-- begin --
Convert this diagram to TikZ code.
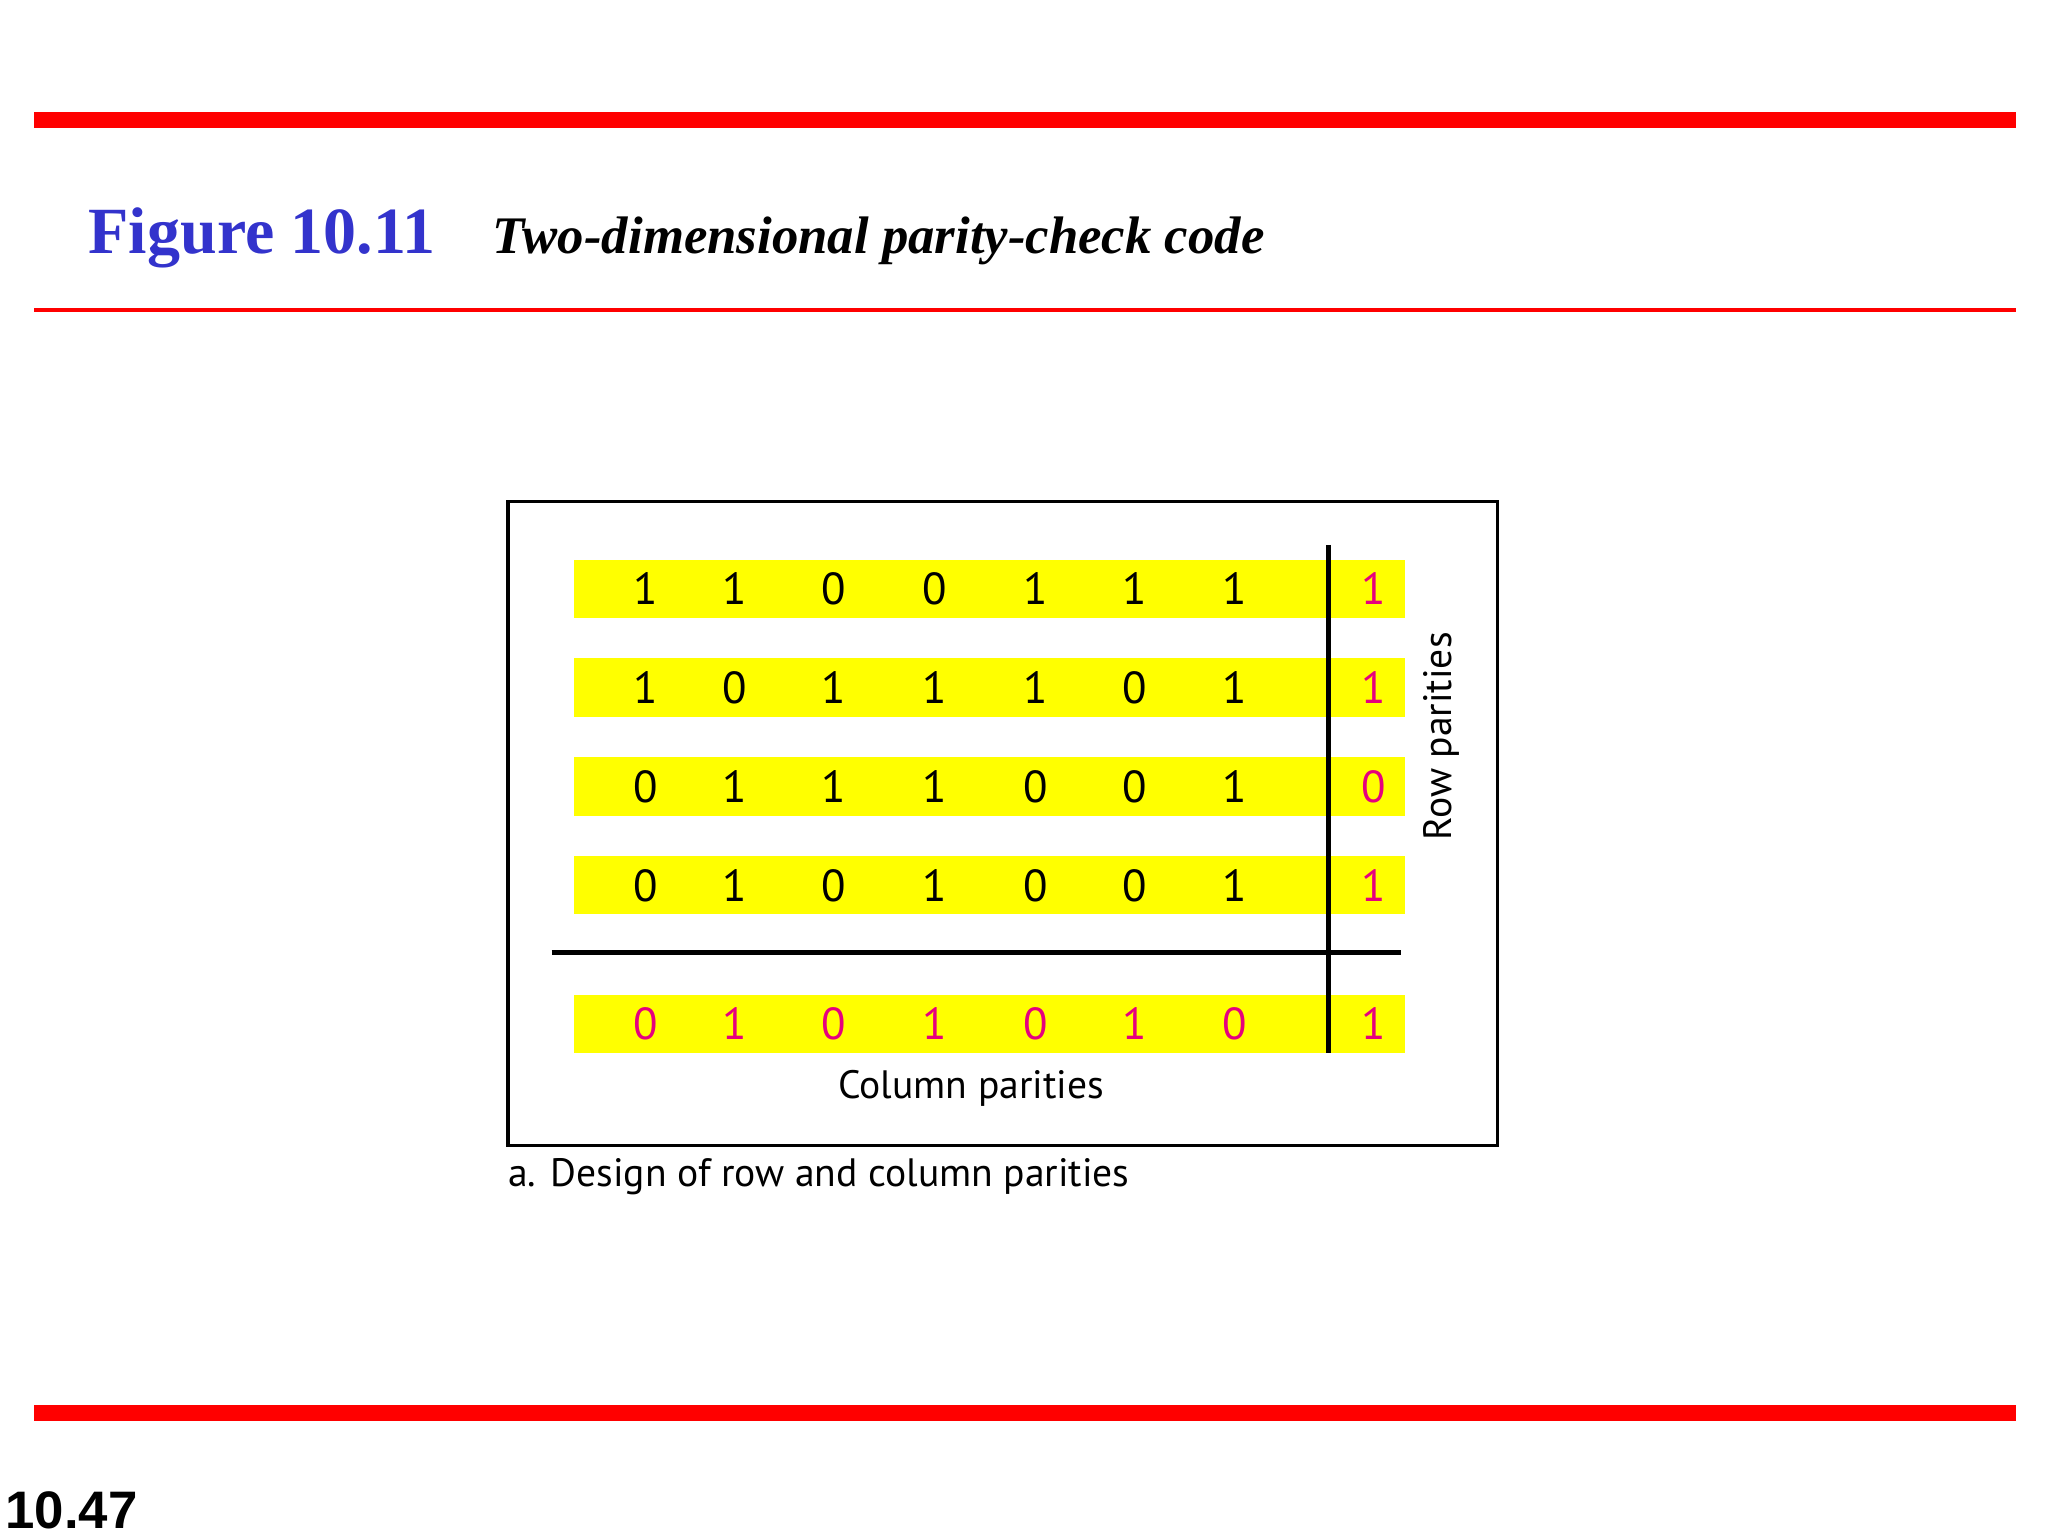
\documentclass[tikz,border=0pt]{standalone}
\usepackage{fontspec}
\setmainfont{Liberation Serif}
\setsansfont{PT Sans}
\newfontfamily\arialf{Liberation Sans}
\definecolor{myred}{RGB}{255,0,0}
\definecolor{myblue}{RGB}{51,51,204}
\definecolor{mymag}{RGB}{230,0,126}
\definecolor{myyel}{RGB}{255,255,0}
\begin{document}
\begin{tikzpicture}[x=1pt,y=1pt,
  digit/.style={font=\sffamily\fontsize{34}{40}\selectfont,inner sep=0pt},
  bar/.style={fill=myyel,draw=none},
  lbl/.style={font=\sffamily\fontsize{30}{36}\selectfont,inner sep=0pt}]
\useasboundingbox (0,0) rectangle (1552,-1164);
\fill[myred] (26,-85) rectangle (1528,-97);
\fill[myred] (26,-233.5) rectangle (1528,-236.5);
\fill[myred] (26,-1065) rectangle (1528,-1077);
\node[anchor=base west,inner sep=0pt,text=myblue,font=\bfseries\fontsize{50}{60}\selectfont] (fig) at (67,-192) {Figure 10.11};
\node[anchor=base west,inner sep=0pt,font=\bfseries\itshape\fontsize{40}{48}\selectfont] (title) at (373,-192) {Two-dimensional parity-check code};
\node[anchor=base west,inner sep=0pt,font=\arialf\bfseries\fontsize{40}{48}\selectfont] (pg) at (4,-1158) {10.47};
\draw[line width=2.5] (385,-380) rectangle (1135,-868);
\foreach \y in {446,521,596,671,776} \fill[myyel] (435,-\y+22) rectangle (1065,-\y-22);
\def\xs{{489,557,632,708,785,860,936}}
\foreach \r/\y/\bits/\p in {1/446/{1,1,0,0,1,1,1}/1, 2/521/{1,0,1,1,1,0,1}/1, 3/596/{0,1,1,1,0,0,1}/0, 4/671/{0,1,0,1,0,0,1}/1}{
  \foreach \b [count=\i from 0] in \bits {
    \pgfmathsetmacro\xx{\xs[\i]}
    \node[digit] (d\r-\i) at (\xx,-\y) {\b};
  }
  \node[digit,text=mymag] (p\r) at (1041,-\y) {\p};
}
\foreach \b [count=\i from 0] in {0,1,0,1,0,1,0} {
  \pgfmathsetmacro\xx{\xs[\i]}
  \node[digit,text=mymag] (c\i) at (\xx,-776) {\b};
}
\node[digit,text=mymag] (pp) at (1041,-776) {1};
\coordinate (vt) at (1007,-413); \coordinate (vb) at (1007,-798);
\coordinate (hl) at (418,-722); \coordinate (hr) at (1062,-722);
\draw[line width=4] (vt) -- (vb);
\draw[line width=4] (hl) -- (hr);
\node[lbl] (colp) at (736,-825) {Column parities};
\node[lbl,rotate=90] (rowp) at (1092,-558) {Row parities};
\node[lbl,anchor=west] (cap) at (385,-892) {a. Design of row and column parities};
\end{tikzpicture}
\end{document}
-- end --
## EXERCISE REQUIREMENTS
Omit every picture, then reproduce the rest of the listing exactly.

## TASK RESULT
Convert this diagram to TikZ code.
\documentclass[tikz,border=0pt]{standalone}
\usepackage{fontspec}
\setmainfont{Liberation Serif}
\setsansfont{PT Sans}
\newfontfamily\arialf{Liberation Sans}
\definecolor{myred}{RGB}{255,0,0}
\definecolor{myblue}{RGB}{51,51,204}
\definecolor{mymag}{RGB}{230,0,126}
\definecolor{myyel}{RGB}{255,255,0}
\begin{document}
\begin{tikzpicture}[x=1pt,y=1pt,
  digit/.style={font=\sffamily\fontsize{34}{40}\selectfont,inner sep=0pt},
  bar/.style={fill=myyel,draw=none},
  lbl/.style={font=\sffamily\fontsize{30}{36}\selectfont,inner sep=0pt}]
\useasboundingbox (0,0) rectangle (1552,-1164);
\fill[myred] (26,-85) rectangle (1528,-97);
\fill[myred] (26,-233.5) rectangle (1528,-236.5);
\fill[myred] (26,-1065) rectangle (1528,-1077);
\node[anchor=base west,inner sep=0pt,text=myblue,font=\bfseries\fontsize{50}{60}\selectfont] (fig) at (67,-192) {Figure 10.11};
\node[anchor=base west,inner sep=0pt,font=\bfseries\itshape\fontsize{40}{48}\selectfont] (title) at (373,-192) {Two-dimensional parity-check code};
\node[anchor=base west,inner sep=0pt,font=\arialf\bfseries\fontsize{40}{48}\selectfont] (pg) at (4,-1158) {10.47};
\draw[line width=2.5] (385,-380) rectangle (1135,-868);
\foreach \y in {446,521,596,671,776} \fill[myyel] (435,-\y+22) rectangle (1065,-\y-22);
\def\xs{{489,557,632,708,785,860,936}}
\foreach \r/\y/\bits/\p in {1/446/{1,1,0,0,1,1,1}/1, 2/521/{1,0,1,1,1,0,1}/1, 3/596/{0,1,1,1,0,0,1}/0, 4/671/{0,1,0,1,0,0,1}/1}{
  \foreach \b [count=\i from 0] in \bits {
    \pgfmathsetmacro\xx{\xs[\i]}
    \node[digit] (d\r-\i) at (\xx,-\y) {\b};
  }
  \node[digit,text=mymag] (p\r) at (1041,-\y) {\p};
}
\foreach \b [count=\i from 0] in {0,1,0,1,0,1,0} {
  \pgfmathsetmacro\xx{\xs[\i]}
  \node[digit,text=mymag] (c\i) at (\xx,-776) {\b};
}
\node[digit,text=mymag] (pp) at (1041,-776) {1};
\coordinate (vt) at (1007,-413); \coordinate (vb) at (1007,-798);
\coordinate (hl) at (418,-722); \coordinate (hr) at (1062,-722);
\draw[line width=4] (vt) -- (vb);
\draw[line width=4] (hl) -- (hr);
\node[lbl] (colp) at (736,-825) {Column parities};
\node[lbl,rotate=90] (rowp) at (1092,-558) {Row parities};
\node[lbl,anchor=west] (cap) at (385,-892) {a. Design of row and column parities};
\end{tikzpicture}
\end{document}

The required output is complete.